Mientras Lenin se hallaba discutiendo este delicado problema con sus colegas del Comité central, se anunció la llegada del «ejército» de Cronstadt. Sorpresa desagradable para él, pues se veía arrastrado más lejos de lo que él pensaba. Lunatcharski se encontraba allí. Lenin le pidió que apareciese en el balcón para saludar a los entusiastas revolucionarios en nombre del partido bolchevique. Pero éstos deseaban escuchar a Lenin en persona y lo reclamaban con insistencia. El maestro se levantó de mala gana y se dirigió hacia el balcón mientras murmuraba: «¡Lo que merecéis todos es una buena azotaina!»

De su discurso, por lo demás breve, no se conoce más que el resumen que él mismo proporcionó poco después. Se excusó de verse obligado, dado que todavía estaba enfermo, a limitarse a pronunciar escasas palabras. Después de lo cual dirigió a los «revolucionarios de Cronstadt» un cordial saludo en nombre de los obreros de Petrogrado y expresó la certidumbre de que la divisa todo el poder para los soviets triunfaría a pesar de todas las fluctuaciones de la historia. Para terminar, les lanzó un llamamiento para que se mostrasen firmes, vigilantes y prudentes. Eso era bastante vago.
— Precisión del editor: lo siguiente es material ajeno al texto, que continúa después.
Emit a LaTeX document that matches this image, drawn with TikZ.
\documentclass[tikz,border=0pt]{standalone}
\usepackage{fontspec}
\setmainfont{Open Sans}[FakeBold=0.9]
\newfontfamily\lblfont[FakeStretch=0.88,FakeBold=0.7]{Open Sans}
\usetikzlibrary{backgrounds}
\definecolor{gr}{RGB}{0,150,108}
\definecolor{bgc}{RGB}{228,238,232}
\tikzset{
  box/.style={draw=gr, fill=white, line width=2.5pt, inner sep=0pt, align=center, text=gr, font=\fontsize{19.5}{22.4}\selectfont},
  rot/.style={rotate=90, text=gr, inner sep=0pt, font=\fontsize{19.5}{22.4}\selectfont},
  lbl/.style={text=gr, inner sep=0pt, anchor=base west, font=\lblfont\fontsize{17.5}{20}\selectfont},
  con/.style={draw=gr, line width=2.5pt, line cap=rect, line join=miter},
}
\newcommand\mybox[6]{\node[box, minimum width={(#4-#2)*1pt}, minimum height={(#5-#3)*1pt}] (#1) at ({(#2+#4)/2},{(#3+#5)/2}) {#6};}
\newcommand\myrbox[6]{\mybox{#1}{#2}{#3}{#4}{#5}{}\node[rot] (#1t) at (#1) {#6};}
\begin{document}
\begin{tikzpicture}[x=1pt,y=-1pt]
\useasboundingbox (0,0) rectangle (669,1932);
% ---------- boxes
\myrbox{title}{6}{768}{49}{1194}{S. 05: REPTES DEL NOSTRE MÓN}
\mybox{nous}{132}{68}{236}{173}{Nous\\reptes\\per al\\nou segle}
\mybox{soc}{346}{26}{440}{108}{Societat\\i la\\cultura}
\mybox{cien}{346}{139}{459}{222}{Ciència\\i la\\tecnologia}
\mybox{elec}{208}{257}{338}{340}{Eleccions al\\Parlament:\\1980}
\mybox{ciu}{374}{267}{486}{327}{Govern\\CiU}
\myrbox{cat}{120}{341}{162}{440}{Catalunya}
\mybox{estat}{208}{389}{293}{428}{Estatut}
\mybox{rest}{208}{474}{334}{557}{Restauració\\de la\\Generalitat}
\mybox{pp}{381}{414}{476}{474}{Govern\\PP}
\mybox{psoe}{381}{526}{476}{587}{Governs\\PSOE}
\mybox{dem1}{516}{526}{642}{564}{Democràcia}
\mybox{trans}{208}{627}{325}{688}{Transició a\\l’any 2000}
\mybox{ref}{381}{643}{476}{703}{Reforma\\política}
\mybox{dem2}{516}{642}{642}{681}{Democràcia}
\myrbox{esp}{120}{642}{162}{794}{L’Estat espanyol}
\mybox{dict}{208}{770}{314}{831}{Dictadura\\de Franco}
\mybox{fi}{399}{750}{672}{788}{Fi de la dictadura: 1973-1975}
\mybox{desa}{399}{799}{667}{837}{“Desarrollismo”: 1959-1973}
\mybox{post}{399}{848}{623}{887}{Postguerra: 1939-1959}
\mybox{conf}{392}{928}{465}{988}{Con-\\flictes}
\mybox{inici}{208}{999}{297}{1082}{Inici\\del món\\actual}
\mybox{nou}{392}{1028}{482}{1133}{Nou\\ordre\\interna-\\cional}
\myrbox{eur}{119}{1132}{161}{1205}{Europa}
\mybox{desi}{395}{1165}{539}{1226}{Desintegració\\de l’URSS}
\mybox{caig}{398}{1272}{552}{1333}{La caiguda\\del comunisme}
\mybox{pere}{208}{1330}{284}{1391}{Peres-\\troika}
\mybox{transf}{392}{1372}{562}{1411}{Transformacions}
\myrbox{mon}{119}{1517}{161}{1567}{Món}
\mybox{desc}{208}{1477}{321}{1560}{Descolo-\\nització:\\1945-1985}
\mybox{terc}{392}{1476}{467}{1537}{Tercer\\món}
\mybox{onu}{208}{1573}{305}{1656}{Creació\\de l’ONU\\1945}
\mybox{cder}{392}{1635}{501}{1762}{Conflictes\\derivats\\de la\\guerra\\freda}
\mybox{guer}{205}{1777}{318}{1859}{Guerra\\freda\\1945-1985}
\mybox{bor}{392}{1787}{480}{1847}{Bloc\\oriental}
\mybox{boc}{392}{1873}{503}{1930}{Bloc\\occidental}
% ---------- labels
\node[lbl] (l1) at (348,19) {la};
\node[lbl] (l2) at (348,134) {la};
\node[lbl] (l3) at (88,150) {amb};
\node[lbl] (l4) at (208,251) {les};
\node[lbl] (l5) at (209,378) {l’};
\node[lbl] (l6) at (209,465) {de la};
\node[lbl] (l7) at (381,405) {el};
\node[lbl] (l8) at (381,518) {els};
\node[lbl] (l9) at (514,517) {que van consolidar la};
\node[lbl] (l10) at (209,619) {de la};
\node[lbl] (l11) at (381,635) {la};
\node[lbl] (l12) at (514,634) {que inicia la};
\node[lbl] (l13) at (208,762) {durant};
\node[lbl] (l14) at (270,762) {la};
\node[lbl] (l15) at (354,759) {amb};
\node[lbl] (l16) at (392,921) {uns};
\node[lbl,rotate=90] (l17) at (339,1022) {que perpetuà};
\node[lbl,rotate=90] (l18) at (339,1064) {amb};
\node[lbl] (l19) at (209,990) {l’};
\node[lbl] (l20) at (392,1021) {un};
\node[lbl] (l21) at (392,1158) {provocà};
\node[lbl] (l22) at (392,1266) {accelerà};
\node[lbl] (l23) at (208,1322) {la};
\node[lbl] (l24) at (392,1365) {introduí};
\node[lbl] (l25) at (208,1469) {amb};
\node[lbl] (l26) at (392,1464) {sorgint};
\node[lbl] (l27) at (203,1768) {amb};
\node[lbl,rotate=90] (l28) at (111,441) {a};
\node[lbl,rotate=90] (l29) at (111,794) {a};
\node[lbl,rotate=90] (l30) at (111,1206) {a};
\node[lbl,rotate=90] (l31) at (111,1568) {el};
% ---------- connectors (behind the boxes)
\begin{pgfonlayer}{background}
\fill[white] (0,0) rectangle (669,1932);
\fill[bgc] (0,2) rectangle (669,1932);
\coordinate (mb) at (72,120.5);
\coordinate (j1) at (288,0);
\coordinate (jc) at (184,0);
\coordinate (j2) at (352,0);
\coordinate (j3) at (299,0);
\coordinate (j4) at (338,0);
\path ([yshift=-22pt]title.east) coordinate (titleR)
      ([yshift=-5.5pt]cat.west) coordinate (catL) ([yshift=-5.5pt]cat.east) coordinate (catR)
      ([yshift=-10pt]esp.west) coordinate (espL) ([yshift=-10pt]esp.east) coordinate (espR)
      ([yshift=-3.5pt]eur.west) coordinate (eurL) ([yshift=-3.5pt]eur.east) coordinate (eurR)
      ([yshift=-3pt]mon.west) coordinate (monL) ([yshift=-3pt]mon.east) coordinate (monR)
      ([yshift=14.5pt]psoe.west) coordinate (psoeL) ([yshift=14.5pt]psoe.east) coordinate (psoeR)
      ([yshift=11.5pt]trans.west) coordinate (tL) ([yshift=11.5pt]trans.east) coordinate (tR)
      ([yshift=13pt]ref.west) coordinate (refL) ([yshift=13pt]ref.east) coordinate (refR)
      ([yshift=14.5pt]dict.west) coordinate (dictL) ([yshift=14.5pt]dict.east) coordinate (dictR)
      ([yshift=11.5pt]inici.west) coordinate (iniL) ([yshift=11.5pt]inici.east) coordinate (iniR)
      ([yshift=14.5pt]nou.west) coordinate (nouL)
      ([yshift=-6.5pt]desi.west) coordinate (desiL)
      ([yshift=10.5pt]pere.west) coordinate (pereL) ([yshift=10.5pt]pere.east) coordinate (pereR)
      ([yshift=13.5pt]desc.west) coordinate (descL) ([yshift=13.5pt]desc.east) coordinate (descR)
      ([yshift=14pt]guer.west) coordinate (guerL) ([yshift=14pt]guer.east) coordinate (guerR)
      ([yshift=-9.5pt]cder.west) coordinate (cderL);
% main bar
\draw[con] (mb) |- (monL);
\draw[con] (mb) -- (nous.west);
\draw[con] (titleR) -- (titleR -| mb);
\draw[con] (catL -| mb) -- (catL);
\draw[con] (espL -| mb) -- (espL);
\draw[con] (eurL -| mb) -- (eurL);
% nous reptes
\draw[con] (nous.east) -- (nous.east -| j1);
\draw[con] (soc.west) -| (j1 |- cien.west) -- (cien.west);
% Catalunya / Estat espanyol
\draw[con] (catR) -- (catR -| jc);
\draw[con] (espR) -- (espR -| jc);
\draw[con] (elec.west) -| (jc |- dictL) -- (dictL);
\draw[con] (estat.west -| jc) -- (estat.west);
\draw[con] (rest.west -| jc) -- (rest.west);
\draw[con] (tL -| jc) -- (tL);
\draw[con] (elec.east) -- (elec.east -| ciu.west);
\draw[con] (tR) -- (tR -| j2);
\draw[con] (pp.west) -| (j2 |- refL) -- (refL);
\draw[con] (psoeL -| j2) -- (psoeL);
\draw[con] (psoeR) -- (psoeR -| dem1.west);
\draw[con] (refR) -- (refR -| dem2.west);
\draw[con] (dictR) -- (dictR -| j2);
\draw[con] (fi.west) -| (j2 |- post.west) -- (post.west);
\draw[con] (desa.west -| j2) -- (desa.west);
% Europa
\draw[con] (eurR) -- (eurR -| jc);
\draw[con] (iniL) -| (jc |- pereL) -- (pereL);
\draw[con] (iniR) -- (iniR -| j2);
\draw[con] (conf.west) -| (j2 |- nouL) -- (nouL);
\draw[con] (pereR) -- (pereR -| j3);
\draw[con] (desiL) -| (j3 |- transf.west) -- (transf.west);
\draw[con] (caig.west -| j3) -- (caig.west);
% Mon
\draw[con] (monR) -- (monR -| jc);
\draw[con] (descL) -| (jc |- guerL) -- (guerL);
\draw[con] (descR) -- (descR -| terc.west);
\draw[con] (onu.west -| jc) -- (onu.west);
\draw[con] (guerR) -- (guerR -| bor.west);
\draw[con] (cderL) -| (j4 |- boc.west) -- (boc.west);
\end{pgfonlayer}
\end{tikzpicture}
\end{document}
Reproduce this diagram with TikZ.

Lenin había evitado cuidadosamente el dar la menor directiva precisa. Los de Cronstadt lo comprendieron de otra manera y se pusieron en marcha hacia el Palacio de Táuride. Lunatcharski, por recomendación de Lenin, los siguió en calidad de observador. En el camino, varias columnas de obreros de algunas fábricas se unieron a ellos. Marchaban con una banda de música al frente, lanzando gritos hostiles contra los ministros capitalistas y el Ejecutivo del Soviet, traidor y conciliador. A los transeúntes que contemplaban el desfile se les anunciaba que todo Cronstadt se había levantado para salvar la Revolución y que únicamente los viejos y los niños se habían quedado en casa.